We're not even counting a cruise from England to New York aboard the QE2 paid for by the Cunard Line. Markowitz said he would deliver lectures to the passengers about Brooklyn tourism while sailing the high seas. The board blessed this little excursion.

"Some people get in trouble when they don't take their wives. I'm getting in trouble because I took my wife," Markowitz told the New York Post. He also called the fine "crazy."

Certainly, there is crazy somewhere in this story. While it's true, I guess, that Markowitz's behavior is better than extramarital texting, the real question is why the Netherlands and Turkey were putting up cash to lure the Brooklyn Borough President to their fair shores in the first place.

The position of borough president has been a little fuzzy ever since the city went through a charter revision years ago, and eliminated all the job's important functions. Different beeps have found different ways of filling in the gaps. Some function as major or minor party bosses. Some, usually the ones in Manhattan, work at policy and set their sights on higher office.

Markowitz' interpretation of the job has always been: showing up. If it happens in Brooklyn, he's there. A neighborhood festival, a store opening, a wedding, a sidewalk paving. If your child starts up a front yard lemonade stand and Marty Markowitz knows about it, he'll be there to purchase the first glass, and pose for photos.

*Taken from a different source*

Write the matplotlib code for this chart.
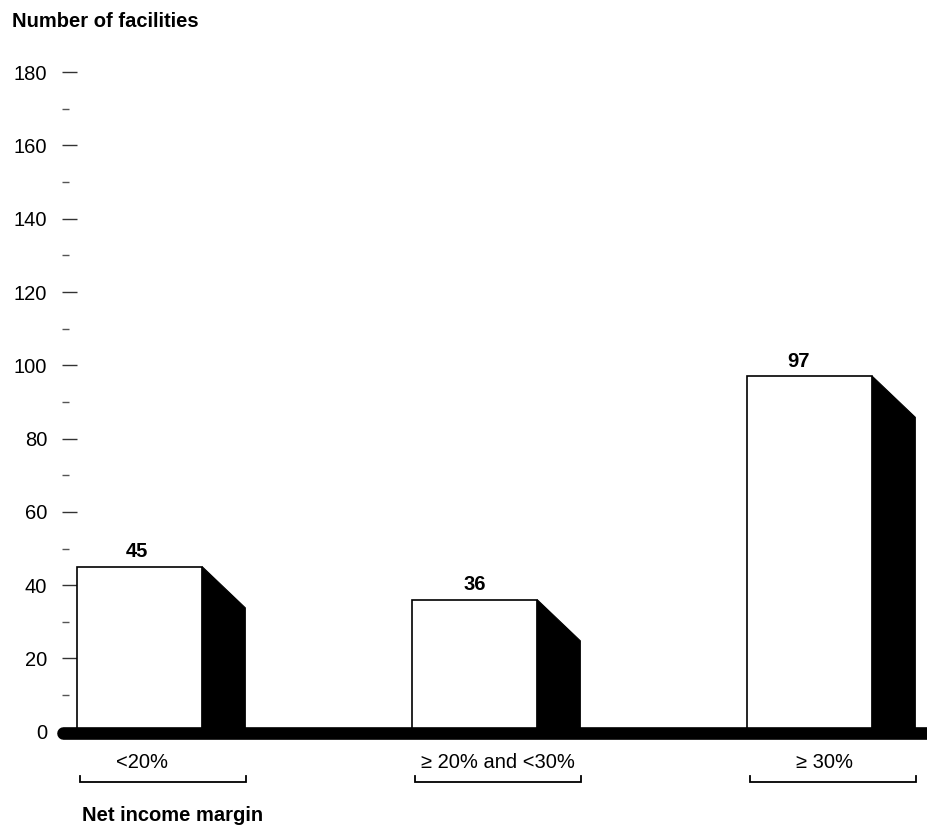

So perhaps it's not surprising that when Holland and Turkey expressed an interest in having him drop by, Markowitz made the trip. Twice to Turkey. The second trip to Turkey is the strangest part of the whole story. How is it possible that Turkey felt the need of the Brooklyn Borough President's presence in both 2007 and 2009? (The need for the Turkey trips included improving relations between Brooklyn and Turkey and boosting tourism, according to Markowitz.)

Markowitz said the Conflict of Interest Board failed to understand the importance of his role as a borough promoter. "You go to Europe, other countries, being borough president Brooklyn is a big thing there," he told the Post. Everybody in Istanbul, apparently, was dying to make a connection. And forget about the folks in Rotterdam.

The Board bought into his explanation that he was on official business, but balked at accepting freebies for his wife, despite Markowitz's assertion that she is the "First Lady of Brooklyn" with duties similar to those of Michelle Obama.

If the people of Brooklyn wanted to forgive Markowitz for accepting three all-costs-covered trips to Europe, and pass over the return trip to Turkey, and then overlook the extra tickets for Mrs. Markowitz in the name of marital solidarity and a failure to appreciate the niceties of the city ethics code, there's still this:

Word from the borough president's office is that Markowitz will pay "the goddamn fine" and then ask the City Council to pass some sort of legislation clarifying the right of already-somewhat-redundant New York officials to include their spouses in their overseas junkets.

Or they might consider telling the guy to stay home. Brooklyn needs him. So many street fairs to attend, so little time.